La ville de Nice peut-elle se constituer partie civile dans l'enquête judiciaire sur l'attentat du 14 juillet et avoir accès au dossier d'instruction ? Le parquet de Paris s'y oppose, contre l'avis du juge, sur fond de tensions entre la mairie LR et les autorités au début des investigations.
Déjà en novembre dernier, la section antiterroriste du parquet avait demandé au juge d'instruction de s'opposer à cette démarche, mais le magistrat antiterroriste l'a autorisée dans une ordonnance du 28 avril. Depuis, le parquet a fait appel, renvoyant la question à la chambre de l'instruction.
"Le parquet continue son obstruction", a déploré l'avocat de la ville, Me Philippe Blanchetier, estimant qu'il agissait "pour des raisons probablement d'opportunité". "L'enjeu pour la ville est de pouvoir être aux côtés des victimes dans leur quête de la vérité", a-t-il ajouté.
Dans ses réquisitions en novembre, le parquet opposait plusieurs arguments juridiques à la ville : il estimait que la dégradation du mobilier urbain n'était pas visé dans les infractions de l'information judiciaire et qu'aucun policier municipal ne s'était constitué partie civile.
Il ajoutait que la ville ne pouvait se prévaloir d'"un préjudice économique direct" ou "immatériel", l'enquête portant sur des assassinats terroristes, explique une source proche du dossier.
Un préjudice moral propre
Dans son ordonnance, le juge d'instruction relève que "pour ce qui est de la dégradation ou de la destruction de biens communaux", le préjudice "est indivisiblement lié (...) à la course meurtrière du camion terroriste" sur la promenade des Anglais.
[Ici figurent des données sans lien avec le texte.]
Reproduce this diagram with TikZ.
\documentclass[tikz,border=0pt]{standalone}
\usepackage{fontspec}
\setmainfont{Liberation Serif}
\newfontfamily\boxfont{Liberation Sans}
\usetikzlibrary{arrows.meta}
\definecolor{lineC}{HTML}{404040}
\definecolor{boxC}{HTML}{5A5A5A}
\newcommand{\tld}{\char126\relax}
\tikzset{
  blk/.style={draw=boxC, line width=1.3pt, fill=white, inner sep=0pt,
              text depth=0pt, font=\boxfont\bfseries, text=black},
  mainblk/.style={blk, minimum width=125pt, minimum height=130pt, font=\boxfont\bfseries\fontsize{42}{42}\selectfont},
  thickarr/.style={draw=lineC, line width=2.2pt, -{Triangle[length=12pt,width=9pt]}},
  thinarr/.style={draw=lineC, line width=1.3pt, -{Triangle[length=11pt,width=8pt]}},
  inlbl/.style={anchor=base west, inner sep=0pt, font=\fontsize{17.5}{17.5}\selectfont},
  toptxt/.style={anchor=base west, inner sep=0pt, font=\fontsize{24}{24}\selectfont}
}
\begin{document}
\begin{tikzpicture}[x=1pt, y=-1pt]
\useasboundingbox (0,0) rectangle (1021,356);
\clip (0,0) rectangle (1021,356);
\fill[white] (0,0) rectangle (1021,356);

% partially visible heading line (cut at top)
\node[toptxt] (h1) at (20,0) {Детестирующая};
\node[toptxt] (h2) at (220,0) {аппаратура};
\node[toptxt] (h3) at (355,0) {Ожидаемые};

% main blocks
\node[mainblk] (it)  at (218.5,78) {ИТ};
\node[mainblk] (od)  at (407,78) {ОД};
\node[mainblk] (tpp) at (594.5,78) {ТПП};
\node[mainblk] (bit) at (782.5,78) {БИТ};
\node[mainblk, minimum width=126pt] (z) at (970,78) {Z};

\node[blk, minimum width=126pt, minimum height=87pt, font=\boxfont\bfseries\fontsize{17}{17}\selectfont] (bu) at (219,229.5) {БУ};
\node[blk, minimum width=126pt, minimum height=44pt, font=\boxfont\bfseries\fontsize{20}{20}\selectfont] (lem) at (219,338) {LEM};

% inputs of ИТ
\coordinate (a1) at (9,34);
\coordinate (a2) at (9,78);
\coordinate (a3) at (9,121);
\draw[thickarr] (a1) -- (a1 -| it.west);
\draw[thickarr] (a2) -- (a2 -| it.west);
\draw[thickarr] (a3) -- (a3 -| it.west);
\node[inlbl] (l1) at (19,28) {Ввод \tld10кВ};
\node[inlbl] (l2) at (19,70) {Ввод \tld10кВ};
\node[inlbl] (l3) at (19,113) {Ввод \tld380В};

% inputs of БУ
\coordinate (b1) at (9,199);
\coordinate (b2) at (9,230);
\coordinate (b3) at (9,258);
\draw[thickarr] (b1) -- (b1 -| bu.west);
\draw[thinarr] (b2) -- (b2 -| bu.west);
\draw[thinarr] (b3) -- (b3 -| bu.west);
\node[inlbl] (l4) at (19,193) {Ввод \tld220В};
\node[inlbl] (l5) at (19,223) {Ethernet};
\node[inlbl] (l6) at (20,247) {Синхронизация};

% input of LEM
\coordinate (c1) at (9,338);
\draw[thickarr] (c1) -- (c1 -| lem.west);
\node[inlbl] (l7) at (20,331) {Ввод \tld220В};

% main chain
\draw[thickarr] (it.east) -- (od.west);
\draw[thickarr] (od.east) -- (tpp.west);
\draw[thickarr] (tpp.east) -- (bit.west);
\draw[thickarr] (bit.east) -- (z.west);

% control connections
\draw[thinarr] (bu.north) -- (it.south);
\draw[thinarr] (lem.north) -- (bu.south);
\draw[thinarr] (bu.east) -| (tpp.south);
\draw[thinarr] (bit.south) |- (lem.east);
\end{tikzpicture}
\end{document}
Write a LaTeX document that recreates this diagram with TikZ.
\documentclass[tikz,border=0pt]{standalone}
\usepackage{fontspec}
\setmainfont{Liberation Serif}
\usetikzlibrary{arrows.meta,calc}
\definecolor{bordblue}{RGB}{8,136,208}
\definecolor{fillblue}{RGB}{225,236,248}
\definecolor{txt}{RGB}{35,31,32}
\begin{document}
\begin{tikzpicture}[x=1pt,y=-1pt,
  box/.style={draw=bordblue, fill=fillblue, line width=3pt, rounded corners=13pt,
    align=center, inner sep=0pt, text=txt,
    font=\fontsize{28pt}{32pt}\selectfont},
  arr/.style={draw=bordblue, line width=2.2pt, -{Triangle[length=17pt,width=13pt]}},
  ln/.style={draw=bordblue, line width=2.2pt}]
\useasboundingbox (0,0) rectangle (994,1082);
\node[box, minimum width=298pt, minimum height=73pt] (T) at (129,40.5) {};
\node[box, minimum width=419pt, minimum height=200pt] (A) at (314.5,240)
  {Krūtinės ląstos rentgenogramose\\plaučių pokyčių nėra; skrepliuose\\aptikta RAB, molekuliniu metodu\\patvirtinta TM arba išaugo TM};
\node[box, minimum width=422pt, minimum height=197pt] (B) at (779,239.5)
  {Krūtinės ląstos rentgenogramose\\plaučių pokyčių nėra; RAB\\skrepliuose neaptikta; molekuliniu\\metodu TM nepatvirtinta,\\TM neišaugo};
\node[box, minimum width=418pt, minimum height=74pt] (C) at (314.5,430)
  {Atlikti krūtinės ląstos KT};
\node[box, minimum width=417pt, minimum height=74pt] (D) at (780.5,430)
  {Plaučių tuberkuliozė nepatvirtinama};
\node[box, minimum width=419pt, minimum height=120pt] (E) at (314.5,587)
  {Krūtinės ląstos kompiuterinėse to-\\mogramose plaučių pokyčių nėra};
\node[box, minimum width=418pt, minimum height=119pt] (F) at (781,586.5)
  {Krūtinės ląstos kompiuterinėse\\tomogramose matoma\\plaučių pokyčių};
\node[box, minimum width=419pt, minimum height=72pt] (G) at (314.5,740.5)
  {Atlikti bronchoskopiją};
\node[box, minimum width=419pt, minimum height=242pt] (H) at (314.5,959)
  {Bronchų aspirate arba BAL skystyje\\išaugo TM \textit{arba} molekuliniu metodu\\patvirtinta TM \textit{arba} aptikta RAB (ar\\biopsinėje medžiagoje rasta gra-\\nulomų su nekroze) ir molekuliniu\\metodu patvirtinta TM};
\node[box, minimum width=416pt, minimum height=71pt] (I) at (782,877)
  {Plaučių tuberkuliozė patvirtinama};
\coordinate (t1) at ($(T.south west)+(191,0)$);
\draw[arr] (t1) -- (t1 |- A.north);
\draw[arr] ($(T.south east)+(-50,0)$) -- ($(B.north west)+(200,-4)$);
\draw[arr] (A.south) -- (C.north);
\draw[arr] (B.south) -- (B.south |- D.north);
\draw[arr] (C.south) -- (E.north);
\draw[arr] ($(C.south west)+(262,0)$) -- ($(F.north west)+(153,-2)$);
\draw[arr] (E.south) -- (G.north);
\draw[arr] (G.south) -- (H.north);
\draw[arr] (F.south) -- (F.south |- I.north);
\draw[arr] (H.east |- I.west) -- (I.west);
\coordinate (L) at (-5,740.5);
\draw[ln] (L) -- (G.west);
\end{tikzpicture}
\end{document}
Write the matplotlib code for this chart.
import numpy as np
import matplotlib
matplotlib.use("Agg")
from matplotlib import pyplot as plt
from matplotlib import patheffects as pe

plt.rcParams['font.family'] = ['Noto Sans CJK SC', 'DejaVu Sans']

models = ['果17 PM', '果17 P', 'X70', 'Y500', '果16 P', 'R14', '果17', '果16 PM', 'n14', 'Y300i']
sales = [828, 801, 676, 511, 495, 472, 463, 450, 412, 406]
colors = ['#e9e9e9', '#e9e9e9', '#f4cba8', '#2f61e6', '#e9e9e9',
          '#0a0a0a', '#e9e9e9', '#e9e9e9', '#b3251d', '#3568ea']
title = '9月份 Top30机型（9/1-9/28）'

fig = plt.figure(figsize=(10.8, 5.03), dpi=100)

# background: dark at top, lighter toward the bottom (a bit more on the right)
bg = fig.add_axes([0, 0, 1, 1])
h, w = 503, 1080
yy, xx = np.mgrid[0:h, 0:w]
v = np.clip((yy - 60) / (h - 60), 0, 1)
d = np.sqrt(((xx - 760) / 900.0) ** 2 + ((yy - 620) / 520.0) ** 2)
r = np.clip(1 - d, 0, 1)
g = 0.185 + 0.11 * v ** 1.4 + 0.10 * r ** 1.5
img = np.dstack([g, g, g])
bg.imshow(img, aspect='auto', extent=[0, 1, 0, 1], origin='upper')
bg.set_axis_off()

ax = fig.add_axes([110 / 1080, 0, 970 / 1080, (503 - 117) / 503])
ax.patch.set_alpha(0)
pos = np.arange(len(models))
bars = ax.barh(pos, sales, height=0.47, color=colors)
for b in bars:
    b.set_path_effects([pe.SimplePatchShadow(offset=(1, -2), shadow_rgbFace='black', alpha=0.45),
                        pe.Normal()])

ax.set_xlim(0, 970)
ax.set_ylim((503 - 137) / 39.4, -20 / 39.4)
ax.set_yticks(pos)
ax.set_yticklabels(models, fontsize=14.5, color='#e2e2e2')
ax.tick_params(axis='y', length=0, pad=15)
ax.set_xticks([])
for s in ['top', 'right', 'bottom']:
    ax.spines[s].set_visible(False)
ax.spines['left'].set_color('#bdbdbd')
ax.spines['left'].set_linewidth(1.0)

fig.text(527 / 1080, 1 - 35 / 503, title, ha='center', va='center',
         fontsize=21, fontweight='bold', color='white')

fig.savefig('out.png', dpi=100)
Il considère aussi que la ville peut se prévaloir d'"un préjudice moral propre", l'attentat ayant frappé un rassemblement populaire "organisé et financé" par ses soins sur un "lieu public emblématique" et "mondialement connu".
Après l'attentat qui a fait 86 morts, une vive polémique avait éclaté, les élus locaux accusant le gouvernement d'avoir déployé un dispositif de sécurité insuffisant le soir de l'attaque.
Dans ce contexte, une policière municipale, Sandra Bertin, avait affirmé avoir reçu des pressions du ministère de l'Intérieur pour modifier un rapport sur ce dispositif, dans un sens favorable au gouvernement.
Elle doit être jugée en juin à Paris pour diffamation.
Une instruction est également ouverte à Nice sur les éventuelles failles de sécurité. La police des polices (IGPN) avait conclu dans un rapport que le dispositif "n'était pas sous-dimensionné".